Making Vegan A New Normal

IT was a warm California evening in the city of West Hollywood, and Kathy Freston was sipping a martini.

“Just because you’re a vegan doesn’t mean you don’t want to have fun,” she said, sitting in a booth at a restaurant called Craig’s. “I’m a decadent gal. I want to drink. I want to feel full at the end of a meal. I just don’t want it to have any animals in it, for a variety of reasons.”

Tall, slim and golden-tressed enough to be mistaken for a movie star, Ms. Freston is the author of books like “Quantum Wellness” and “The Lean,” and a high-profile advocate for veganism. She strives to consume nothing that can be traced back to sentient creatures: no meat, no eggs, no dairy.

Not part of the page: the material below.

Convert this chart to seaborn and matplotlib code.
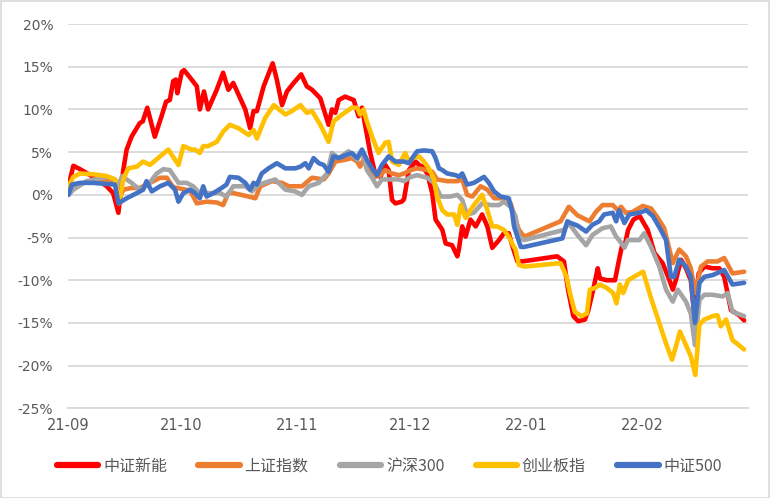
import numpy as np
import pandas as pd
import matplotlib
matplotlib.use("Agg")
import matplotlib.pyplot as plt
import matplotlib.dates as mdates
from matplotlib.patches import Rectangle
from matplotlib.lines import Line2D
import seaborn as sns

# ---------------- data (days since 2021-09-01, return in %) ----------------
series_names = ["中证新能", "上证指数", "沪深300", "创业板指", "中证500"]
colors = ["#FF0000", "#ED7D31", "#A5A5A5", "#FFC000", "#4472C4"]

red_day = [0, 1.3, 3.1, 6.6, 10.2, 11.9, 13.3, 14.6, 15.5, 16.8, 19.0, 19.8, 21.0, 23.0, 24.8,
           26.0, 27.0, 27.9, 28.6, 29.0, 30.2, 30.8, 32.8, 34.2, 35.0, 36.1, 37.2, 39.5, 41.2,
           42.6, 43.9, 47.1, 48.4, 49.3, 50.2, 52.0, 54.4, 55.5, 56.9, 58.2, 60.0, 62.0, 63.5,
           64.9, 67.1, 69.3, 70.2, 71.1, 72.0, 73.7, 76.0, 77.3, 78.2, 79.1, 80.4, 81.7, 83.1,
           84.4, 85.3, 86.2, 87.1, 88.8, 89.4, 90.7, 92.5, 93.4, 94.3, 95.6, 96.9, 97.8, 98.7,
           99.6, 100.5, 102.2, 103.6, 104.0, 104.9, 105.8, 107.1, 108.5, 110.2, 111.6, 112.9,
           114.7, 116.0, 117.3, 118.2, 119.6, 120.9, 130.2, 132.0, 133.1, 134.5, 135.8, 137.6,
           138.5, 139.8, 141.0, 141.6, 143.4, 145.6, 146.5, 147.4, 148.3, 149.1, 150.5, 152.2,
           154.3, 156.1, 158.3, 160.1, 161.0, 161.8, 163.2, 164.5, 165.8, 166.7, 167.9, 169.4,
           171.6, 173.4, 174.7, 176.5, 178.7, 180.0]
red_val = [1.0, 3.4, 3.0, 2.1, 1.0, 0.2, -2.1, 2.9, 5.3, 6.8, 8.4, 8.6, 10.2, 6.8, 9.2,
           10.9, 11.1, 13.3, 13.5, 11.9, 14.4, 14.6, 13.5, 12.7, 10.0, 12.1, 10.0, 12.3, 14.3,
           12.3, 13.1, 10.0, 7.8, 9.8, 9.8, 12.7, 15.4, 13.5, 10.5, 12.1, 13.1, 14.1, 12.7,
           12.3, 11.3, 8.2, 10.0, 9.6, 11.1, 11.5, 11.1, 9.2, 10.2, 8.0, 4.9, 2.5, 2.1,
           3.5, 2.9, -0.6, -1.0, -0.8, -0.5, 2.9, 3.9, 3.5, 3.3, 2.5, 0.2, -2.9, -3.5,
           -4.1, -5.7, -5.9, -7.2, -6.4, -3.7, -4.9, -2.9, -3.7, -2.3, -3.7, -6.2,
           -5.3, -4.5, -4.5, -5.9, -7.8, -7.8, -7.2, -7.8, -11.1, -14.2, -14.8, -14.6,
           -13.5, -11.1, -8.6, -9.8, -10.0, -10.0, -8.0, -6.1, -5.7, -4.1, -2.9, -2.5,
           -4.1, -6.8, -8.0, -10.0, -11.1, -10.0, -7.6, -8.6, -10.0, -13.9, -9.2, -8.4,
           -8.6, -8.6, -9.6, -13.5, -14.1, -14.7]

orange_day = [0, 1.3, 4.8, 10.2, 12.4, 13.5, 14.6, 16.8, 19.0, 21.3, 24.4, 26.2, 27.9, 32.4,
              34.2, 36.8, 39.5, 41.2, 42.6, 43.9, 48.0, 49.8, 51.1, 54.2, 56.9, 58.7, 62.2,
              64.9, 68.0, 69.3, 71.1, 73.7, 75.5, 76.9, 77.7, 78.6, 80.0, 81.7, 83.1, 84.4,
              86.2, 88.0, 89.4, 91.2, 92.9, 95.6, 96.9, 98.2, 100.9, 103.6, 104.9, 106.2,
              107.6, 109.8, 111.6, 113.4, 116.0, 117.8, 119.1, 120.0, 121.4, 131.1, 133.3,
              135.6, 138.8, 140.5, 142.3, 145.0, 146.3, 147.2, 148.5, 150.3, 153.0, 155.2,
              157.0, 158.7, 161.0, 162.7, 164.5, 165.8, 167.0, 168.5, 170.3, 172.9, 174.7,
              176.9, 180.0]
orange_val = [0.0, 1.0, 1.5, 1.8, 1.6, -0.5, 0.6, 0.8, 0.8, 1.3, 2.0, 2.0, 0.9, 0.5,
              -1.0, -0.8, -0.9, -1.2, 0.2, 0.2, -0.2, -0.4, 1.0, 1.6, 1.4, 1.0, 1.0,
              2.0, 1.8, 2.5, 3.9, 4.1, 4.3, 3.9, 3.3, 4.1, 3.1, 2.1, 2.3, 2.9,
              2.5, 2.3, 2.5, 2.9, 3.1, 2.9, 2.7, 1.8, 1.6, 1.6, 1.8, 0.0,
              -0.2, 1.0, 0.6, -0.4, -0.4, -1.0, -2.9, -4.1, -4.9, -3.1, -1.4,
              -2.4, -3.1, -2.0, -1.2, -1.2, -1.8, -1.4, -2.1, -2.0, -1.3, -1.6,
              -2.7, -3.9, -8.0, -6.4, -7.2, -8.6, -11.5, -8.4, -7.8, -7.8, -7.4,
              -9.2, -9.0]

gray_day = [0, 1.3, 4.8, 10.2, 12.4, 13.2, 14.3, 16.8, 19.0, 21.3, 23.5, 25.3, 27.0, 29.3,
            31.5, 33.2, 35.0, 37.7, 40.4, 42.1, 43.9, 47.1, 48.9, 50.7, 55.1, 57.8, 60.4,
            62.2, 64.0, 66.7, 68.9, 70.2, 72.0, 74.6, 76.9, 78.2, 79.5, 80.9, 82.2, 83.5,
            88.0, 89.4, 91.2, 92.9, 95.6, 97.4, 99.2, 101.8, 103.6, 104.9, 106.2, 108.0,
            110.2, 112.5, 114.7, 116.0, 117.8, 119.1, 120.0, 121.4, 132.0, 133.3, 135.6,
            137.9, 139.6, 142.3, 144.5, 145.9, 146.7, 148.1, 149.0, 152.1, 153.4, 155.2,
            157.4, 159.2, 161.0, 162.3, 164.5, 165.8, 166.9, 168.1, 169.4, 171.6, 174.3,
            175.6, 176.9, 180.0]
gray_val = [0.0, 0.6, 1.6, 2.1, 1.8, 1.0, 2.2, 1.4, 0.6, 1.2, 2.5, 3.0, 2.9, 1.4,
            1.4, 1.0, 0.2, 0.2, 0.2, -0.2, 1.0, 1.0, 0.4, 1.2, 1.8, 0.6, 0.4,
            0.0, 1.0, 1.4, 2.5, 4.9, 4.3, 5.1, 4.1, 5.1, 2.9, 2.0, 1.0, 1.8,
            1.8, 1.6, 2.1, 2.3, 2.0, 1.4, -0.2, -0.2, 0.0, -0.6, -2.3, -2.1,
            -1.0, -1.2, -1.2, -0.8, -1.4, -2.5, -4.9, -5.3, -4.1, -3.3, -4.7,
            -5.9, -4.7, -3.9, -3.7, -4.9, -5.3, -6.2, -5.3, -5.3, -4.5, -6.1,
            -8.4, -11.1, -12.5, -11.1, -12.5, -13.9, -17.6, -12.3, -11.7, -11.7, -11.9,
            -11.5, -13.7, -14.2]

yellow_day = [0, 1.3, 3.1, 6.6, 10.2, 12.4, 13.5, 14.6, 15.9, 18.2, 19.9, 21.7, 24.4, 26.6,
              29.3, 30.6, 32.8, 33.7, 35.0, 35.9, 37.2, 39.5, 41.2, 43.0, 45.3, 48.0, 49.3,
              50.2, 52.4, 54.7, 57.8, 59.5, 61.8, 63.5, 64.9, 67.1, 69.3, 70.6, 72.9, 75.5,
              76.9, 77.7, 78.6, 79.5, 80.9, 82.6, 84.4, 85.3, 86.2, 88.0, 89.7, 90.7, 91.6,
              93.4, 94.7, 96.0, 97.4, 98.2, 99.6, 100.9, 102.7, 103.6, 104.5, 105.8, 108.0,
              110.2, 111.6, 112.9, 114.2, 116.0, 117.3, 118.2, 119.1, 120.0, 121.4, 131.1,
              132.7, 133.6, 134.9, 136.7, 138.1, 138.9, 140.3, 141.6, 143.4, 145.1, 146.0,
              146.9, 147.8, 149.1, 151.4, 153.1, 155.2, 157.4, 159.2, 160.8, 161.8, 162.9,
              164.5, 165.8, 167.0, 168.1, 169.4, 171.6, 172.9, 173.8, 175.2, 176.9, 180.0]
yellow_val = [1.0, 2.1, 2.5, 2.4, 2.2, 1.8, -1.0, 1.8, 3.1, 3.3, 3.9, 3.5, 4.5, 5.3,
              3.5, 5.7, 5.3, 5.3, 4.9, 5.7, 5.7, 6.2, 7.4, 8.2, 7.8, 7.0, 7.6,
              6.6, 9.0, 10.5, 9.4, 9.8, 10.5, 9.6, 9.8, 8.2, 6.2, 8.6, 9.4, 10.2,
              10.2, 9.4, 10.0, 8.6, 6.8, 4.9, 6.1, 6.2, 3.9, 3.5, 4.9, 3.9, 4.3,
              4.5, 3.9, 3.1, 1.8, -0.2, -1.8, -2.3, -2.3, -3.5, -1.2, -2.7, -1.2,
              0.0, -1.8, -3.7, -3.7, -4.1, -4.9, -5.7, -6.4, -8.2, -8.4, -8.0,
              -9.6, -11.5, -13.7, -14.2, -13.9, -11.1, -10.9, -10.5, -10.9, -11.5, -12.7,
              -10.5, -11.5, -10.0, -9.4, -9.0, -12.1, -15.0, -17.4, -19.3, -17.8, -16.0,
              -17.6, -18.9, -21.1, -15.2, -14.6, -14.2, -14.1, -15.4, -14.6, -17.0, -18.1]

blue_day = [0, 0.9, 3.1, 6.6, 9.3, 12.4, 13.3, 15.5, 18.2, 19.9, 20.8, 22.2, 24.4, 26.6,
            28.4, 29.3, 30.6, 32.4, 33.7, 35.0, 35.9, 36.8, 38.6, 40.8, 42.1, 43.0, 45.3,
            47.1, 48.4, 49.3, 50.2, 51.5, 53.3, 55.5, 57.8, 60.4, 61.8, 63.1, 64.0, 65.3,
            66.7, 68.0, 69.3, 70.6, 72.0, 74.2, 75.5, 76.9, 78.2, 79.5, 80.9, 82.2, 83.5,
            85.3, 87.1, 89.4, 90.7, 91.6, 92.9, 94.7, 96.9, 97.8, 98.7, 99.6, 100.9, 103.2,
            104.0, 104.9, 106.2, 108.0, 110.7, 112.0, 113.4, 115.1, 117.3, 118.2, 118.7,
            119.6, 120.5, 121.4, 131.6, 132.9, 133.8, 135.6, 137.9, 139.6, 141.4, 142.7,
            145.0, 145.9, 146.7, 148.1, 149.4, 152.1, 153.9, 155.7, 157.8, 159.2, 160.5,
            161.4, 162.7, 164.5, 165.8, 166.9, 168.1, 169.4, 171.6, 174.7, 176.9, 180.0]
blue_val = [0.0, 1.2, 1.4, 1.4, 1.3, 1.2, -1.0, -0.4, 0.2, 0.6, 1.6, 0.4, 1.0, 1.4,
            0.6, -0.8, 0.2, 0.6, 0.2, -0.4, 1.0, -0.2, 0.2, 0.8, 1.2, 2.1, 2.0,
            1.4, 0.6, 1.4, 1.2, 2.5, 3.1, 3.7, 3.1, 3.1, 3.3, 3.7, 3.1, 4.3,
            3.7, 3.5, 2.7, 4.5, 4.3, 4.7, 4.9, 4.3, 5.3, 4.1, 3.1, 2.3, 3.5,
            4.5, 3.9, 3.9, 3.7, 4.3, 5.1, 5.2, 5.1, 4.3, 3.1, 2.9, 2.5, 2.3,
            2.1, 2.5, 1.2, 1.4, 2.1, 1.4, 0.4, -0.2, -0.4, -2.0, -3.7,
            -4.9, -6.1, -6.1, -5.1, -3.1, -3.3, -3.6, -4.3, -3.5, -3.1, -2.3,
            -2.1, -3.1, -1.8, -3.3, -2.3, -2.1, -1.8, -2.5, -4.1, -5.3, -9.6,
            -9.6, -7.6, -8.4, -9.6, -15.0, -10.3, -9.6, -9.4, -8.8, -10.5, -10.3]

y_ticks = [20, 15, 10, 5, 0, -5, -10, -15, -20, -25]
x_tick_months = ["2021-09-01", "2021-10-01", "2021-11-01", "2021-12-01", "2022-01-01", "2022-02-01"]
start_date = "2021-09-01"
end_date = "2022-03-01"

# ---------------- build long table ----------------
base = pd.Timestamp(start_date)
frames = []
for name, d, v in zip(series_names,
                      [red_day, orange_day, gray_day, yellow_day, blue_day],
                      [red_val, orange_val, gray_val, yellow_val, blue_val]):
    frames.append(pd.DataFrame({
        "date": base + pd.to_timedelta(np.array(d), unit="D"),
        "value": v,
        "series": name,
    }))
df = pd.concat(frames, ignore_index=True)

# ---------------- styling ----------------
sns.set_theme(style="white")
plt.rcParams["font.family"] = ["Noto Sans CJK SC", "DejaVu Sans"]
plt.rcParams["axes.unicode_minus"] = False

fig = plt.figure(figsize=(7.71, 4.98), dpi=100)
fig.patch.set_facecolor("white")
ax = fig.add_axes([0.0888, 0.180, 0.8812, 0.7718])

sns.lineplot(data=df, x="date", y="value", hue="series", hue_order=series_names,
             palette=dict(zip(series_names, colors)), estimator=None, sort=False,
             linewidth=3.3, ax=ax, legend=False)
for ln in ax.lines:
    ln.set_solid_joinstyle("round")
    ln.set_solid_capstyle("round")

ax.set_xlim(pd.Timestamp(start_date), pd.Timestamp(end_date))
ax.set_ylim(-25, 20)
ax.set_yticks(y_ticks)
ax.set_yticklabels([f"{t}%" for t in y_ticks])
ax.set_xticks([pd.Timestamp(m) for m in x_tick_months])
ax.xaxis.set_major_formatter(mdates.DateFormatter("%y-%m"))

ax.grid(axis="y", color="#d9d9d9", linewidth=1.3)
ax.grid(axis="x", visible=False)
ax.set_axisbelow(True)
for s in ["top", "right", "left"]:
    ax.spines[s].set_visible(False)
ax.spines["bottom"].set_color("#d9d9d9")
ax.spines["bottom"].set_linewidth(1.3)
ax.tick_params(axis="y", length=0, pad=11, labelsize=10, labelcolor="#595959")
ax.tick_params(axis="x", length=4, width=1.0, color="#d9d9d9", pad=3,
               labelsize=10.5, labelcolor="#595959", direction="out")
for lab in ax.get_xticklabels() + ax.get_yticklabels():
    lab.set_fontfamily("DejaVu Sans")
ax.set_xlabel("")
ax.set_ylabel("")

handles = [Line2D([0], [0], color=c, lw=4.5, solid_capstyle="round") for c in colors]
leg = fig.legend(handles, series_names, loc="center", bbox_to_anchor=(0.505, 0.064),
                 ncol=5, frameon=False, fontsize=11.5, handlelength=2.6,
                 handletextpad=0.3, columnspacing=1.95, labelcolor="#595959")

fig.patches.append(Rectangle((0.001, 0.001), 0.997, 0.997, transform=fig.transFigure,
                             fill=False, edgecolor="#d9d9d9", linewidth=1.2))

fig.savefig("out.png", dpi=100, facecolor="white")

But chilled vodka with extra olives? No problem. Nor did she have any qualms about eating from a menu that includes an 18-ounce bone-in rib-eye steak.

Craig’s, hatched last year by Craig Susser, an alumnus of Dan Tana’s, the age-defying hangout on Santa Monica Boulevard, is not a vegan restaurant. It represents a new culinary wave that can be felt all over Southern California, that reliable ripple-generator of so many national trends: the omnivore’s restaurant that courts vegans and vegetarians (particularly the glamorous and powerful ones who are a crucial engine of the dining economy here) by preparing meatless dishes that surpass the droopy steamed-vegetable platters of yore.